Collected material:
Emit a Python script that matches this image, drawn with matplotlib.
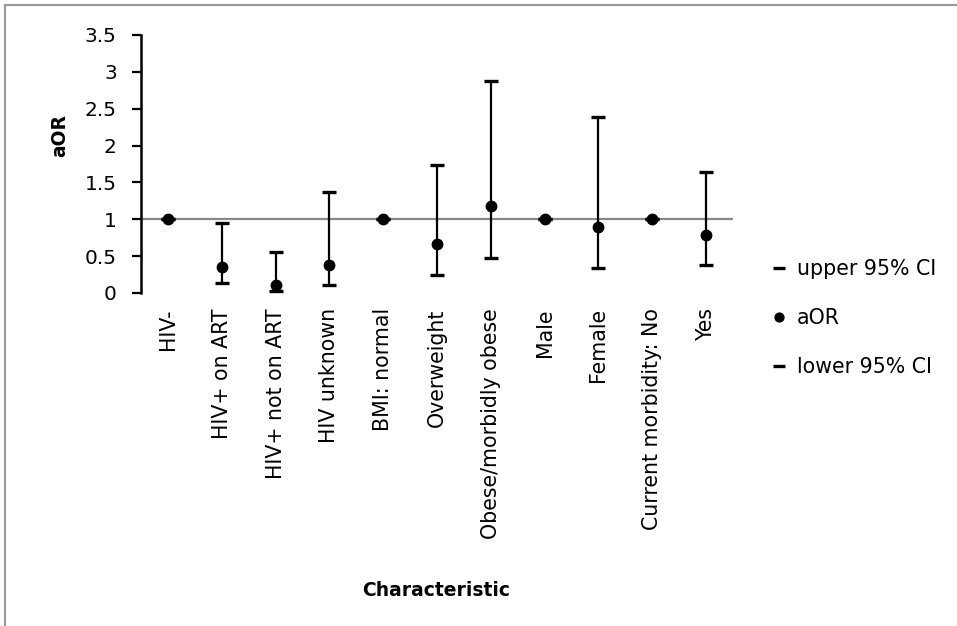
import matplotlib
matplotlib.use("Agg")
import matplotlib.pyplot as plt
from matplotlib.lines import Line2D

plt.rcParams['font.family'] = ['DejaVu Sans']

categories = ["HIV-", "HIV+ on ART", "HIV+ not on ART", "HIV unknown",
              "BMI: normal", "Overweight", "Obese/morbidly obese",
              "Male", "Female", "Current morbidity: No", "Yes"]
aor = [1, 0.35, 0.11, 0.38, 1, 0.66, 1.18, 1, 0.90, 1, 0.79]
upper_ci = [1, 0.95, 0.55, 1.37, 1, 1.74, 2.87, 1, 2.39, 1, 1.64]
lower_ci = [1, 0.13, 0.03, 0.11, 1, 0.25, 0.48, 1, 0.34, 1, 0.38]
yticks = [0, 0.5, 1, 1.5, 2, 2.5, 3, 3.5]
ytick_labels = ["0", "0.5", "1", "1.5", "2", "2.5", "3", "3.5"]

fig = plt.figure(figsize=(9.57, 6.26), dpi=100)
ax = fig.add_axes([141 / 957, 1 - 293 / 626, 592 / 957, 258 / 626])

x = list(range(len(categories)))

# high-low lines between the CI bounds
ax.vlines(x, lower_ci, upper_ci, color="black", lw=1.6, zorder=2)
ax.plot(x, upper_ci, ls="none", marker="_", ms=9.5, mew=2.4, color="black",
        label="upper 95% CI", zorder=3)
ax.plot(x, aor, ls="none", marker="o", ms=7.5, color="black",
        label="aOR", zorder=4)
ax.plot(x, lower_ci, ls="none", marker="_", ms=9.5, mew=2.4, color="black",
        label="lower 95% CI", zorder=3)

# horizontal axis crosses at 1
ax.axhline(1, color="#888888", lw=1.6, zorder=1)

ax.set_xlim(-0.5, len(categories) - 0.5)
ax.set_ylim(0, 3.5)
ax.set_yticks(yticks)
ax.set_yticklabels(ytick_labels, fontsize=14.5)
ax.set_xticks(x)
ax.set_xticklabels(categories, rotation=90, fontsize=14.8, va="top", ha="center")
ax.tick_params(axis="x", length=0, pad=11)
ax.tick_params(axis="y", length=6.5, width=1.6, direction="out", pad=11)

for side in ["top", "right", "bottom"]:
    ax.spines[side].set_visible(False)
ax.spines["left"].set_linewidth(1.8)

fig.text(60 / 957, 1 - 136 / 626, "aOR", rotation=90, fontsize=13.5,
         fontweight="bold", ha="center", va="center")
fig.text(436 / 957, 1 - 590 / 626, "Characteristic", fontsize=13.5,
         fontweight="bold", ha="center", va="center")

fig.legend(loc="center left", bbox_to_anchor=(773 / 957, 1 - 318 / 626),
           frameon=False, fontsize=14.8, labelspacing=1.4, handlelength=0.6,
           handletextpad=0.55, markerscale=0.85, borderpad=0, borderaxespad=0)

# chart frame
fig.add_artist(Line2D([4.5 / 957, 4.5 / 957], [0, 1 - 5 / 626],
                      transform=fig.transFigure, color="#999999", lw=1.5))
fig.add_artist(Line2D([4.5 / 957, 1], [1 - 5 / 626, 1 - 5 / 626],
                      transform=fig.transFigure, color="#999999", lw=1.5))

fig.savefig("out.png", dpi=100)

Required task:
From the opening line of the listing above through the line bearing "plt.rcParams['font.family'] = ['DejaVu Sans']", repeat each line exactly. Drop every picture.

Full response:
Emit a Python script that matches this image, drawn with matplotlib.
import matplotlib
matplotlib.use("Agg")
import matplotlib.pyplot as plt
from matplotlib.lines import Line2D

plt.rcParams['font.family'] = ['DejaVu Sans']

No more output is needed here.